PS: a dependência da inspiração é evidente neste blogue, cujo número de postagens já declina. Como era? Uma beleza.

3.1.05

Parece Até Que Você Escreveu

"Os dois pararam ali no topo da colina e ficaram fitando o pôr do sol em silêncio, mãos dadas, depois abraçando-se, admirando as tonalidades que o céu generosamente partilhava com as nuvens, até que a escuridão e as estrelas tomassem o lugar no palco.
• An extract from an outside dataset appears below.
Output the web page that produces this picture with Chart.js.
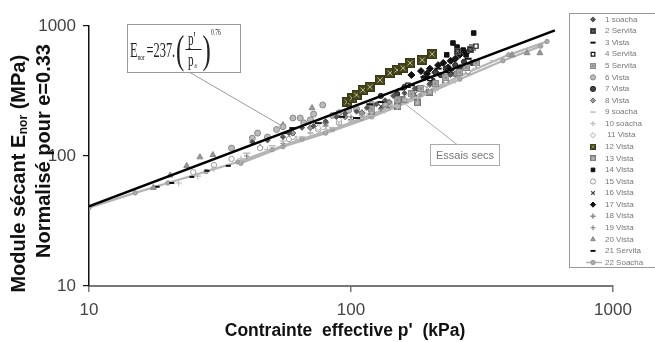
<!DOCTYPE html>
<html>
<head>
<meta charset="utf-8">
<script src="https://cdn.jsdelivr.net/npm/chart.js@4/dist/chart.umd.min.js"></script>
<style>
  html, body { margin: 0; padding: 0; background: #fff; }
  #wrap { position: relative; width: 655px; height: 342px; }
</style>
</head>
<body>
<div id="wrap"><canvas id="c" width="655" height="342"></canvas></div>
<script>
(function () {
  'use strict';

  // axes
  var xTicks = [10, 100, 1000];
  var yTicks = [10, 100, 1000];

  var seriesNames = ['1 soacha', '2 Servita', '3 Vista', '4 Servita', '5 Servita', '6 Vista', '7 Vista',
    '8 Vista', '9 soacha', '10 soacha', ' 11 Vista', '12 Vista', '13 Vista', '14 Vista', '15 Vista',
    '16 Vista', '17 Vista', '18 Vista', '19 Vista', '20 Vista', '21 Servita', '22 Soacha'];

  // fitted law E = 237 (p'/pa)^0.76, read at its two ends
  var fitLine = [[10, 41], [600, 925]];

  // [p' (kPa), Enor (MPa)]
  var s1 = [[42, 128], [48, 132], [55, 140], [58, 150], [65, 165], [72, 170], [80, 185], [88, 200], [95, 212], [105, 220], [115, 235], [125, 250], [135, 268], [145, 290], [160, 305], [175, 330], [200, 360], [240, 420]];
  var s2 = [[255, 640], [285, 660]];
  var s3 = [[56, 150], [60, 164], [75, 179], [92, 200], [105, 196], [118, 250], [130, 260], [155, 325], [170, 350], [190, 405], [215, 470], [240, 460], [280, 560]];
  var s4 = [[165, 350], [200, 395], [235, 455], [300, 700]];
  var s5 = [[120, 230], [150, 270], [170, 300], [185, 330], [210, 360], [230, 400], [260, 440], [275, 480], [300, 520]];
  var s6 = [[35, 115], [42, 137], [44, 150], [48, 140], [52, 160], [55, 168], [60, 196], [64, 196], [66, 180], [70, 190], [72, 210], [78, 247], [85, 205], [90, 215], [98, 225], [105, 230], [120, 250]];
  var s7 = [[130, 290], [150, 300], [160, 340], [180, 330], [190, 400], [205, 380], [210, 440], [220, 420], [230, 470], [240, 430], [250, 500], [260, 480], [270, 530], [290, 520]];
  var s8 = [[60, 150], [70, 165], [80, 180], [95, 200], [110, 215], [120, 240], [140, 260], [170, 300], [200, 355], [250, 430]];
  var s9 = [[40, 105], [50, 120], [65, 140], [85, 165], [110, 195], [145, 245], [190, 300], [230, 360], [300, 470], [350, 540]];
  var s10 = [[22, 62], [26, 70], [30, 80], [38, 95], [48, 112], [55, 130], [62, 135], [70, 150], [80, 160], [90, 175], [100, 185], [120, 205], [135, 225], [150, 240], [165, 265], [180, 280], [210, 320], [250, 380]];
  var s11 = [[60, 140], [75, 165], [90, 190], [115, 220], [140, 255], [165, 285], [200, 340], [230, 380], [280, 450]];
  var s12 = [[96.6, 260], [101, 279], [105, 295], [111, 322], [118, 340], [129, 384], [141, 435], [150, 459], [158, 475], [168, 519], [187, 547], [204, 609]];
  var s13 = [[120, 220], [135, 250], [151, 240], [160, 270], [179, 256], [200, 310], [230, 380], [292, 680]];
  var s14 = [[245, 740], [254, 689], [268, 653], [290, 689], [294, 883], [232, 600], [275, 600]];
  var s15 = [[25, 75], [30, 85], [35, 95], [45, 115], [58, 135], [75, 160], [90, 180], [110, 210], [140, 250], [190, 330]];
  var s16 = [[130, 240], [151, 247], [175, 300], [200, 400], [230, 450], [260, 470]];
  var s17 = [[170, 420], [185, 450], [200, 470], [215, 500], [225, 520], [240, 540], [250, 560], [260, 600], [275, 620], [210, 440], [195, 430], [235, 480]];
  var s18 = [[45, 118], [60, 140], [80, 170], [100, 190], [110, 215], [130, 230], [160, 280], [190, 320], [230, 390], [300, 500]];
  var s19 = [[40, 100], [55, 125], [70, 150], [90, 180], [100, 200], [120, 206], [140, 240], [150, 265], [170, 290], [185, 300], [210, 345], [250, 410]];
  var s20 = [[17.6, 57], [20.4, 71], [23.6, 84], [26.5, 98], [29.7, 102], [55, 173], [71, 234], [412, 598], [470, 620], [526, 620]];
  var s21 = [[18.2, 58], [20.7, 62], [24.7, 69], [28.2, 77], [34, 84]];
  var s22 = [[10, 40], [15, 52], [20, 62], [28, 76], [37, 90], [50, 112], [65, 135], [85, 160], [110, 195], [150, 250], [200, 320], [280, 440], [400, 600], [560, 760],
    null, [38, 88], [55, 118], [80, 150], [120, 200], [180, 280], [260, 390], [380, 540], [530, 700]];

  var seriesData = [s1, s2, s3, s4, s5, s6, s7, s8, s9, s10, s11, s12, s13, s14, s15, s16, s17, s18, s19, s20, s21, s22];

  function makeBox(size, fill, edge, mark) {
    var c = document.createElement('canvas');
    c.width = size; c.height = size;
    var g = c.getContext('2d');
    g.fillStyle = fill; g.fillRect(0, 0, size, size);
    g.strokeStyle = edge; g.lineWidth = 1; g.strokeRect(0.5, 0.5, size - 1, size - 1);
    g.strokeStyle = mark; g.lineWidth = 1;
    g.beginPath();
    g.moveTo(2.5, 2.5); g.lineTo(size - 2.5, size - 2.5);
    g.moveTo(size - 2.5, 2.5); g.lineTo(2.5, size - 2.5);
    g.stroke();
    return c;
  }

  var oliveBox = makeBox(10, '#45451c', '#3a3a18', '#b8b890');
  var darkBox = makeBox(7, '#2a2a2a', '#555', '#ccc');
  var grayBox = makeBox(7, '#9a9a9a', '#777', '#eee');
  var starBox = makeBox(7, '#b0b0b0', '#888', '#555');

  var styles = [
    { ps: 'rectRot', r: 2.6, bg: '#555', bd: '#555', bw: 1 },
    { ps: darkBox },
    { ps: 'line', r: 3.5, bg: '#111', bd: '#111', bw: 2 },
    { ps: 'rect', r: 3, bg: '#fff', bd: '#111', bw: 1.2 },
    { ps: starBox },
    { ps: 'circle', r: 3, bg: '#bbb', bd: '#888', bw: 1 },
    { ps: 'circle', r: 2.6, bg: '#444', bd: '#222', bw: 1 },
    { ps: 'rectRot', r: 3, bg: '#999', bd: '#666', bw: 1 },
    { ps: 'line', r: 3.5, bg: '#bbb', bd: '#bbb', bw: 1.5 },
    { ps: 'cross', r: 3.2, bg: '#bbb', bd: '#bbb', bw: 1.2 },
    { ps: 'rectRot', r: 3, bg: '#fff', bd: '#aaa', bw: 1 },
    { ps: oliveBox },
    { ps: grayBox },
    { ps: 'rect', r: 3.2, bg: '#111', bd: '#111', bw: 1 },
    { ps: 'circle', r: 2.7, bg: '#fff', bd: '#999', bw: 1 },
    { ps: 'crossRot', r: 2.7, bg: '#444', bd: '#444', bw: 1.2 },
    { ps: 'rectRot', r: 3.5, bg: '#111', bd: '#111', bw: 1 },
    { ps: 'cross', r: 3, bg: '#888', bd: '#888', bw: 1.5 },
    { ps: 'cross', r: 2.5, bg: '#777', bd: '#777', bw: 1 },
    { ps: 'triangle', r: 3.4, bg: '#999', bd: '#888', bw: 1 },
    { ps: 'line', r: 2.5, bg: '#111', bd: '#111', bw: 2 },
    { ps: 'circle', r: 2.2, bg: '#aaa', bd: '#999', bw: 1, line: '#b4b4b4', lw: 2.2 }
  ];

  function toPoints(arr) {
    return arr.map(function (p) { return p ? { x: p[0], y: p[1] } : { x: null, y: null }; });
  }

  var datasets = [{
    label: 'fit',
    data: toPoints(fitLine),
    showLine: true,
    borderColor: '#000',
    borderWidth: 2.6,
    pointRadius: 0
  }];
  seriesData.forEach(function (d, i) {
    var st = styles[i];
    datasets.push({
      label: seriesNames[i],
      data: toPoints(d),
      pointStyle: st.ps,
      pointRadius: st.r || 4,
      pointBackgroundColor: st.bg || '#888',
      pointBorderColor: st.bd || '#888',
      pointBorderWidth: st.bw || 1,
      showLine: !!st.line,
      spanGaps: false,
      borderColor: st.line || 'transparent',
      borderWidth: st.lw || 0
    });
  });

  var serif = '"Liberation Serif", "Times New Roman", serif';

  // the equation picture is horizontally condensed
  function squeezed(ctx, text, font, x, y, sx) {
    ctx.save();
    ctx.translate(x, y);
    ctx.scale(sx, 1);
    ctx.font = font;
    ctx.fillText(text, 0, 0);
    ctx.restore();
  }

  function drawNotes(chart) {
    var ctx = chart.ctx;
    ctx.save();

    // y title (two lines)
    ctx.fillStyle = '#111';
    ctx.textBaseline = 'middle';
    ctx.textAlign = 'left';
    var big = 'bold 20px "Liberation Sans", Arial, sans-serif';
    var sub = 'bold 12px "Liberation Sans", Arial, sans-serif';
    ctx.save();
    ctx.translate(19, 174);
    ctx.rotate(-Math.PI / 2);
    ctx.font = big; var a = 'Module sécant E'; var wa = ctx.measureText(a).width;
    ctx.font = sub; var wb = ctx.measureText('nor').width;
    ctx.font = big; var c = ' (MPa)'; var wc = ctx.measureText(c).width;
    var x0 = -(wa + wb + wc) / 2;
    ctx.font = big; ctx.fillText(a, x0, 0);
    ctx.font = sub; ctx.fillText('nor', x0 + wa + 0.5, 5);
    ctx.font = big; ctx.fillText(c, x0 + wa + wb + 0.5, 0);
    ctx.restore();
    ctx.save();
    ctx.translate(44, 151);
    ctx.rotate(-Math.PI / 2);
    ctx.font = big; ctx.textAlign = 'center';
    ctx.fillText('Normalisé pour e=0.33', 0, 0);
    ctx.restore();

    // x title
    ctx.font = 'bold 17.5px "Liberation Sans", Arial, sans-serif';
    ctx.textAlign = 'center';
    ctx.fillText("Contrainte  effective p'  (kPa)", 345, 331);

    // equation box
    ctx.strokeStyle = '#999';
    ctx.lineWidth = 1;
    ctx.beginPath(); ctx.moveTo(190, 72.5); ctx.lineTo(282, 126); ctx.stroke();
    ctx.fillStyle = '#fff';
    ctx.fillRect(127.5, 24.5, 113, 48);
    ctx.strokeRect(127.5, 24.5, 113, 48);
    ctx.fillStyle = '#222';
    ctx.textAlign = 'left';
    ctx.textBaseline = 'alphabetic';
    var sq = 0.62;
    squeezed(ctx, 'E', '20px ' + serif, 130, 57, sq);
    squeezed(ctx, 'nor', '9px ' + serif, 137.5, 59.5, sq);
    squeezed(ctx, '=237.', '20px ' + serif, 146.5, 57, sq);
    squeezed(ctx, '(', '40px ' + serif, 176, 63, sq);
    squeezed(ctx, "p'", '18px ' + serif, 188, 45, sq);
    squeezed(ctx, 'p', '18px ' + serif, 188, 66, sq);
    squeezed(ctx, 'a', '8px ' + serif, 194.5, 68, sq);
    squeezed(ctx, ')', '40px ' + serif, 202.5, 63, sq);
    squeezed(ctx, '0.76', '9px ' + serif, 211, 35, sq);
    ctx.strokeStyle = '#222';
    ctx.beginPath(); ctx.moveTo(185.5, 49.5); ctx.lineTo(201.5, 49.5); ctx.stroke();

    // dry tests note
    ctx.strokeStyle = '#aaa';
    ctx.beginPath(); ctx.moveTo(404, 103); ctx.lineTo(457, 144.5); ctx.stroke();
    ctx.fillStyle = '#fff';
    ctx.fillRect(430.5, 144.5, 69, 21);
    ctx.strokeRect(430.5, 144.5, 69, 21);
    ctx.fillStyle = '#777';
    ctx.font = '11px "Liberation Sans", Arial, sans-serif';
    ctx.textAlign = 'center';
    ctx.textBaseline = 'middle';
    ctx.fillText('Essais secs', 465, 155.5);

    // legend
    ctx.fillStyle = '#fff';
    ctx.fillRect(569.5, 13.5, 100, 254);
    ctx.strokeStyle = '#999';
    ctx.strokeRect(569.5, 13.5, 100, 254);
    ctx.font = '8px "Liberation Sans", Arial, sans-serif';
    ctx.textAlign = 'left';
    for (var i = 0; i < seriesNames.length; i++) {
      var st = styles[i];
      var y = 19.5 + i * 11.57;
      if (st.line) {
        ctx.strokeStyle = st.line; ctx.lineWidth = 1.5;
        ctx.beginPath(); ctx.moveTo(586, y); ctx.lineTo(602, y); ctx.stroke();
      }
      if (typeof st.ps === 'string') {
        ctx.fillStyle = st.bg; ctx.strokeStyle = st.bd; ctx.lineWidth = st.bw;
        Chart.helpers.drawPoint(ctx, { pointStyle: st.ps, radius: Math.min(st.r, 2.6), rotation: 0, borderWidth: st.bw }, 593, y);
      } else {
        ctx.drawImage(st.ps, 590, y - 3, 6, 6);
      }
      ctx.fillStyle = '#777';
      ctx.fillText(seriesNames[i], 605, y);
    }
    ctx.restore();
  }

  var axisFont = { family: '"Liberation Sans", Arial, sans-serif', size: 17 };

  new Chart(document.getElementById('c'), {
    type: 'scatter',
    data: { datasets: datasets },
    options: {
      responsive: false,
      animation: false,
      layout: { padding: { left: 0, right: 42, top: 26, bottom: 0 } },
      plugins: { legend: { display: false }, tooltip: { enabled: false } },
      scales: {
        x: {
          type: 'logarithmic', min: 10, max: 1000,
          afterBuildTicks: function (s) { s.ticks = xTicks.map(function (v) { return { value: v }; }); },
          afterFit: function (s) { s.height = 56; },
          ticks: { color: '#444', font: axisFont, padding: 8, maxRotation: 0, autoSkip: false,
            callback: function (v) { return String(v); } },
          grid: { drawOnChartArea: false, drawTicks: true, tickLength: 6, color: '#777', lineWidth: 1.5 },
          border: { color: '#777', width: 2 }
        },
        y: {
          type: 'logarithmic', min: 10, max: 1000,
          afterBuildTicks: function (s) { s.ticks = yTicks.map(function (v) { return { value: v }; }); },
          afterFit: function (s) { s.width = 89; },
          ticks: { color: '#444', font: axisFont, padding: 7, autoSkip: false,
            callback: function (v) { return String(v); } },
          grid: { drawOnChartArea: false, drawTicks: true, tickLength: 6, color: '#111', lineWidth: 1.2 },
          border: { color: '#111', width: 1.5 }
        }
      }
    },
    plugins: [{ id: 'notes', afterDraw: drawNotes }]
  });
})();
</script>
</body>
</html>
Nessa altura o rapaz cessou de olhar para o alto e permaneceu admirando, de perto, a moça; gravando as pequenas curvas de seu rosto, os relevos de sua mão, a altura do pescoço em que os cabelos principiavam a surgir e como, com as lufadas de vento, estes se desarranjavam. Ela sorriu levemente ao perceber isto:

- O quê? - ele indagou. - O que foi?!

Risos.

- O quê?!
- Eu é que pergunto! - diz ela, em meio às risadas. - Você fica aí, me olhando!
- Num posso?
- Pode, mas. Por que esse olhar todo, assim! Nossa, uma coisa toda, você parece que tava meditando!
- Meditando?!
- O que você tava olhando?
- Você.
- Não, sério!
- Tô sério, ué, eu tava olhando você, não era o que você perguntou?
- Não, é, mas.
- Mas o quê? É proibido, tem que ter autorização?

Mais risos.

- Não, não!
- Então pronto, resolvido, fico olhando você, não tem problema.
- Mas por que, garoto!?
- Como porque, porque você é linda, ora.
- Ai, seu brega!...
- Linda, linda, linda, linda...

Beijos.

- Não, mas sério. - ela recomeça. - Você tava pensativo. Pensando no quê?
- Nada.
- Não, fala sério!
- Em nada, assim.
- Ninguém pensa em nada.
- É, não, não era em nada.
- Viu?
- Era que. Tava pensando que, assim. Sou um privilegiado, um sortudo.
- Ah, é?
- É, pensa. Eu, você, aqui na colina, sozinhos, no fim do mundo, ninguém pra importunar, esse pôr-do-sol, essa coisa toda. Isso é maravilhoso. Parece que o tempo parou. Parece que.

O rosto dele muda nitidamente ao dizer isto. Está totalmente alterado.

- Parece que. Eu acho que nem mereço isso. Estar aqui com você é a melhor coisa do mundo, cada coisinha que você faz, você arrumando a cama, lavando o prato, correndo, tomando banho, é tudo lindo. E eu ficava sempre imaginando, pensando se ia ser assim, se você ia mesmo me dar qualquer bola, e se desse, se ia ser assim, eu tinha medo dessa intimidade porque sonhava tão alto com ela. Mas aconteceu e. E é, é isso, é bom, é ótimo mesmo, eu não preciso mais ter medo de não acontecer, eu. Eu não quero nunca mais sair daqui, vou ter que sair, mas não quero, todas essas coisas bregas que dizem, "quero que o tempo pare pra nós ficarmos juntos pra sempre", isso, eu. Parece verdade, agora, eu quero mesmo que o tempo pare. Eu não te quero longe mais um segundo, eu. Isso deve parecer muita idiotice minha.
- Não parece, não. É lindo. - ela o acariciou. - Parece até que você escreveu antes de dizer."

- É. - ele murmurou, e suspirou enquanto fechava o caderno. - Parece.